Whether this be treated as an assignment of the lien, or as a postponement by the Clagetts of their claim, pro tanto, for the benefit of Winters, appears to me to be of little importance. In either aspect of the case the result must be the same. I have no doubt that a prior incumbrancer may agree to postpone, provided it does not affect other creditors. This was allowed in Alexander vs. Ghiselin, 5 Gill, 187, where the *135court, with consent of the parties claiming a specific lien on the negroes, by a stipulation at the bar, qualified the agreement under which they claimed, so as to give judgment creditors a priority over them. It was a matter between these incumbrancers, which did not concern the other creditors, as to whom the trust fund stood, as if the qualification had not been annexed to the alleged agreement.
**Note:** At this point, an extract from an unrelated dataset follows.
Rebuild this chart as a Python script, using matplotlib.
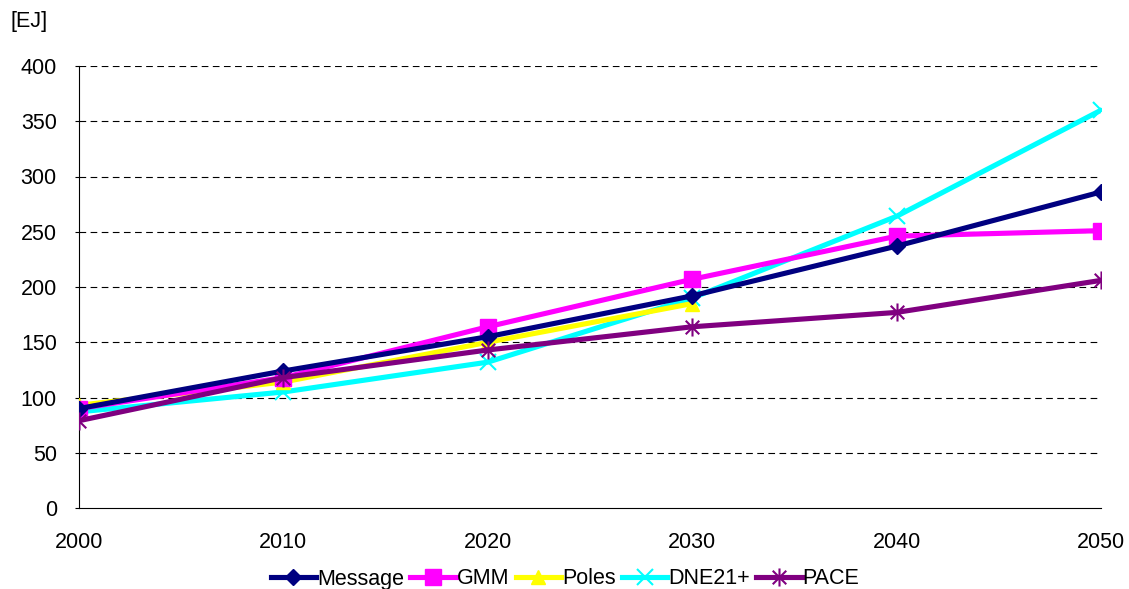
import matplotlib
matplotlib.use("Agg")
import matplotlib.pyplot as plt
from matplotlib.path import Path

plt.rcParams['font.family'] = ['Liberation Sans', 'DejaVu Sans']

years = [2000, 2010, 2020, 2030, 2040, 2050]
message = [90, 124, 155, 192, 237, 286]
gmm = [90, 118, 164, 207, 246, 251]
poles_years = [2000, 2010, 2020, 2030]
poles = [93, 114, 150, 185]
dne21 = [87, 105, 132, 190, 264, 360]
pace = [79, 118, 143, 164, 177, 206]
yticks = [0, 50, 100, 150, 200, 250, 300, 350, 400]

star = Path([(0, -1), (0, 1), (-0.75, -0.75), (0.75, 0.75), (-0.75, 0.75), (0.75, -0.75)],
            [Path.MOVETO, Path.LINETO, Path.MOVETO, Path.LINETO, Path.MOVETO, Path.LINETO])

fig = plt.figure(figsize=(11.29, 5.89), dpi=100)
ax = fig.add_axes([79/1129, 1-508/589, (1101-79)/1129, (508-66)/589])

lw = 3.7
fs = 15.5
ax.plot(years, message, color='#000080', lw=lw, marker='D', ms=8, label='Message', zorder=5)
ax.plot(years, gmm, color='#FF00FF', lw=lw, marker='s', ms=11, label='GMM', zorder=4)
ax.plot(poles_years, poles, color='#FFFF00', lw=lw, marker='^', ms=10, label='Poles', zorder=3)
ax.plot(years, dne21, color='#00FFFF', lw=lw, marker='x', ms=12, mew=1.5, label='DNE21+', zorder=2)
ax.plot(years, pace, color='#800080', lw=lw, marker=star, ms=13, mew=1.5, label='PACE', zorder=6)

ax.set_xlim(2000, 2050)
ax.set_ylim(0, 400)
ax.set_xticks(years)
ax.set_yticks(yticks)
for y in yticks[1:]:
    ax.axhline(y, color='black', lw=0.8, ls=(0, (6, 4)), zorder=0)
ax.spines['top'].set_visible(False)
ax.spines['right'].set_visible(False)
ax.spines['left'].set_color('black')
ax.spines['bottom'].set_color('black')
ax.tick_params(axis='y', length=3, direction='out', labelsize=fs, pad=13)
ax.tick_params(axis='x', length=0, labelsize=fs, pad=17)

fig.text(10/1129, 1-22/589, '[EJ]', fontsize=fs, va='center', ha='left')

leg = fig.legend(loc='center', bbox_to_anchor=(565/1129, 1-579/589), ncol=5, frameon=False,
                 fontsize=fs, handlelength=2.1, handletextpad=0.05, columnspacing=0.3)

fig.savefig('out.png', dpi=100)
If that rule be applied here, the judgment of Watson will not be displaced, but. will sustain the same relation to the other incumbrances on the mortgaged property that it occupied before the mortgage was executed, leaving the equities arising out of that instrument, as between the parties to it, to be adjusted among themselves, and without prejudice to the rights of others.

For these reasons I differ from the court as to the instructions for the ultimate distribution of the proceeds of sale.